### [What you have to do]
Retype the whole listing verbatim and keep the pictures out of it.

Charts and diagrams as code
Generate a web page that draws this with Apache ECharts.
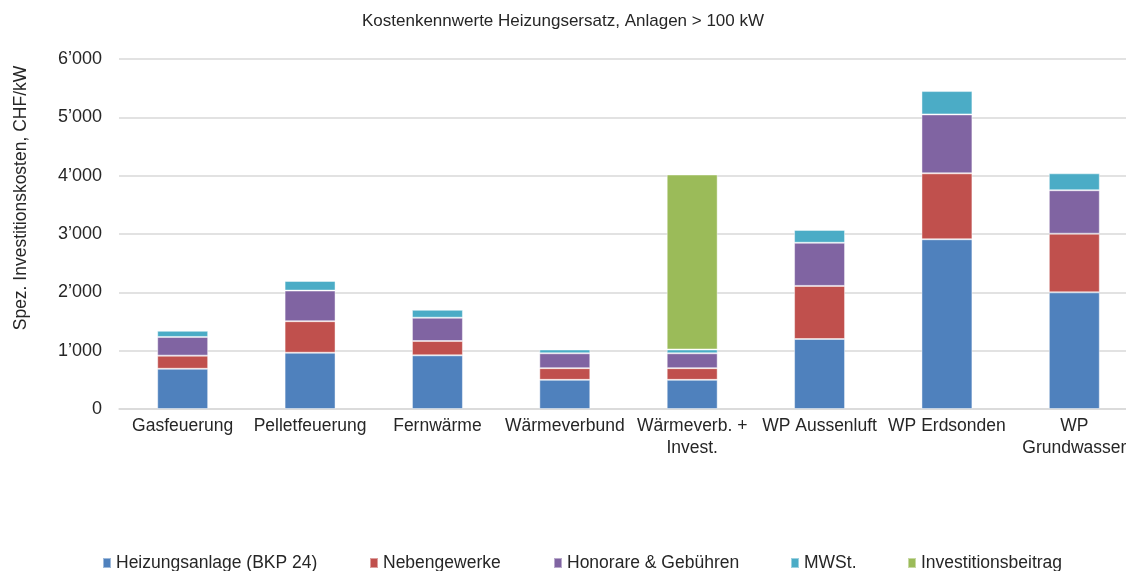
<!DOCTYPE html>
<html>
<head>
<meta charset="utf-8">
<script src="https://cdn.jsdelivr.net/npm/echarts@6/dist/echarts.min.js"></script>
<style>
  html, body { margin: 0; padding: 0; background: #fff; }
  #chart { width: 1126px; height: 571px; }
</style>
</head>
<body>
<div id="chart"></div>
<script>
const categories = ['Gasfeuerung', 'Pelletfeuerung', 'Fernwärme', 'Wärmeverbund',
  'Wärmeverb. +\nInvest.', 'WP Aussenluft', 'WP Erdsonden', 'WP\nGrundwasser']

// CHF/kW, stacked
const heizungsanlage = [690, 965, 920, 500, 500, 1200, 2910, 2000]
const nebengewerke = [225, 540, 245, 200, 200, 910, 1130, 1005]
const honorare = [320, 525, 400, 255, 255, 740, 1010, 745]
const mwst = [105, 165, 135, 65, 65, 220, 400, 290]
const investitionsbeitrag = ['-', '-', '-', '-', 3000, '-', '-', '-']

const seriesNames = ['Heizungsanlage (BKP 24)', 'Nebengewerke', 'Honorare & Gebühren', 'MWSt.', 'Investitionsbeitrag']
const colors = ['#4F81BD', '#C0504D', '#8064A2', '#4BACC6', '#9BBB59']
const legendLeft = [97, 364, 548, 785, 902]

const txt = '#262626'
const font = 'Liberation Sans, Arial, sans-serif'
const fs = 17.5

const chart = echarts.init(document.getElementById('chart'))

function bar(name, values, color) {
  return {
    name: name,
    type: 'bar',
    stack: 'total',
    barWidth: '40%',
    data: values,
    itemStyle: {
      color: color,
      borderColor: 'rgba(255,255,255,0.45)',
      borderWidth: 1
    },
    emphasis: { disabled: true }
  }
}

const options = {
  animation: false,
  color: colors,
  title: {
    text: 'Kostenkennwerte Heizungsersatz, Anlagen > 100 kW',
    left: 'center',
    top: 8,
    textStyle: { fontSize: 17, fontWeight: 'normal', color: txt, fontFamily: font }
  },
  // one legend per entry so each sits where the original has it
  legend: seriesNames.map((n, i) => ({
    data: [n],
    left: legendLeft[i],
    top: 549,
    itemWidth: 8,
    itemHeight: 10,
    itemGap: 0,
    icon: 'rect',
    textStyle: { fontSize: fs, color: txt, fontFamily: font }
  })),
  grid: {
    left: 119,
    top: 59,
    width: 1019,
    bottom: 162,
    outerBoundsMode: 'none'
  },
  xAxis: {
    type: 'category',
    data: categories,
    axisTick: { show: false },
    axisLine: { lineStyle: { color: '#D9D9D9', width: 1.5 } },
    axisLabel: {
      interval: 0,
      margin: 6,
      fontSize: fs,
      lineHeight: 22,
      color: txt,
      fontFamily: font
    }
  },
  yAxis: {
    type: 'value',
    min: 0,
    max: 6000,
    interval: 1000,
    name: 'Spez. Investitionskosten, CHF/kW',
    nameLocation: 'middle',
    nameGap: 89,
    nameTextStyle: { fontSize: fs, color: txt, fontFamily: font, padding: [0, 0, 0, 72] },
    axisLine: { show: false },
    axisTick: { show: false },
    splitLine: { lineStyle: { color: '#D9D9D9', width: 1.5 } },
    axisLabel: {
      margin: 17,
      fontSize: 18,
      color: txt,
      fontFamily: font,
      formatter: function (v) {
        return v >= 1000 ? Math.floor(v / 1000) + '\u2019' + String(v % 1000).padStart(3, '0') : String(v)
      }
    }
  },
  series: [
    bar(seriesNames[0], heizungsanlage, colors[0]),
    bar(seriesNames[1], nebengewerke, colors[1]),
    bar(seriesNames[2], honorare, colors[2]),
    bar(seriesNames[3], mwst, colors[3]),
    bar(seriesNames[4], investitionsbeitrag, colors[4])
  ]
}

chart.setOption(options)
</script>
</body>
</html>
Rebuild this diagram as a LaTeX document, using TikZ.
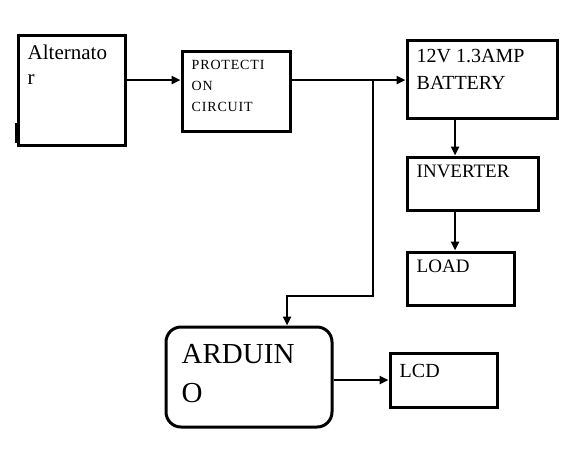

### [Result of this task]
Generate a web page that draws this with Apache ECharts.
<!DOCTYPE html>
<html>
<head>
<meta charset="utf-8">
<script src="https://cdn.jsdelivr.net/npm/echarts@6/dist/echarts.min.js"></script>
<style>
  html, body { margin: 0; padding: 0; background: #fff; }
  #chart { width: 1126px; height: 571px; }
</style>
</head>
<body>
<div id="chart"></div>
<script>
const categories = ['Gasfeuerung', 'Pelletfeuerung', 'Fernwärme', 'Wärmeverbund',
  'Wärmeverb. +\nInvest.', 'WP Aussenluft', 'WP Erdsonden', 'WP\nGrundwasser']

// CHF/kW, stacked
const heizungsanlage = [690, 965, 920, 500, 500, 1200, 2910, 2000]
const nebengewerke = [225, 540, 245, 200, 200, 910, 1130, 1005]
const honorare = [320, 525, 400, 255, 255, 740, 1010, 745]
const mwst = [105, 165, 135, 65, 65, 220, 400, 290]
const investitionsbeitrag = ['-', '-', '-', '-', 3000, '-', '-', '-']

const seriesNames = ['Heizungsanlage (BKP 24)', 'Nebengewerke', 'Honorare & Gebühren', 'MWSt.', 'Investitionsbeitrag']
const colors = ['#4F81BD', '#C0504D', '#8064A2', '#4BACC6', '#9BBB59']
const legendLeft = [97, 364, 548, 785, 902]

const txt = '#262626'
const font = 'Liberation Sans, Arial, sans-serif'
const fs = 17.5

const chart = echarts.init(document.getElementById('chart'))

function bar(name, values, color) {
  return {
    name: name,
    type: 'bar',
    stack: 'total',
    barWidth: '40%',
    data: values,
    itemStyle: {
      color: color,
      borderColor: 'rgba(255,255,255,0.45)',
      borderWidth: 1
    },
    emphasis: { disabled: true }
  }
}

const options = {
  animation: false,
  color: colors,
  title: {
    text: 'Kostenkennwerte Heizungsersatz, Anlagen > 100 kW',
    left: 'center',
    top: 8,
    textStyle: { fontSize: 17, fontWeight: 'normal', color: txt, fontFamily: font }
  },
  // one legend per entry so each sits where the original has it
  legend: seriesNames.map((n, i) => ({
    data: [n],
    left: legendLeft[i],
    top: 549,
    itemWidth: 8,
    itemHeight: 10,
    itemGap: 0,
    icon: 'rect',
    textStyle: { fontSize: fs, color: txt, fontFamily: font }
  })),
  grid: {
    left: 119,
    top: 59,
    width: 1019,
    bottom: 162,
    outerBoundsMode: 'none'
  },
  xAxis: {
    type: 'category',
    data: categories,
    axisTick: { show: false },
    axisLine: { lineStyle: { color: '#D9D9D9', width: 1.5 } },
    axisLabel: {
      interval: 0,
      margin: 6,
      fontSize: fs,
      lineHeight: 22,
      color: txt,
      fontFamily: font
    }
  },
  yAxis: {
    type: 'value',
    min: 0,
    max: 6000,
    interval: 1000,
    name: 'Spez. Investitionskosten, CHF/kW',
    nameLocation: 'middle',
    nameGap: 89,
    nameTextStyle: { fontSize: fs, color: txt, fontFamily: font, padding: [0, 0, 0, 72] },
    axisLine: { show: false },
    axisTick: { show: false },
    splitLine: { lineStyle: { color: '#D9D9D9', width: 1.5 } },
    axisLabel: {
      margin: 17,
      fontSize: 18,
      color: txt,
      fontFamily: font,
      formatter: function (v) {
        return v >= 1000 ? Math.floor(v / 1000) + '\u2019' + String(v % 1000).padStart(3, '0') : String(v)
      }
    }
  },
  series: [
    bar(seriesNames[0], heizungsanlage, colors[0]),
    bar(seriesNames[1], nebengewerke, colors[1]),
    bar(seriesNames[2], honorare, colors[2]),
    bar(seriesNames[3], mwst, colors[3]),
    bar(seriesNames[4], investitionsbeitrag, colors[4])
  ]
}

chart.setOption(options)
</script>
</body>
</html>
Rebuild this diagram as a LaTeX document, using TikZ.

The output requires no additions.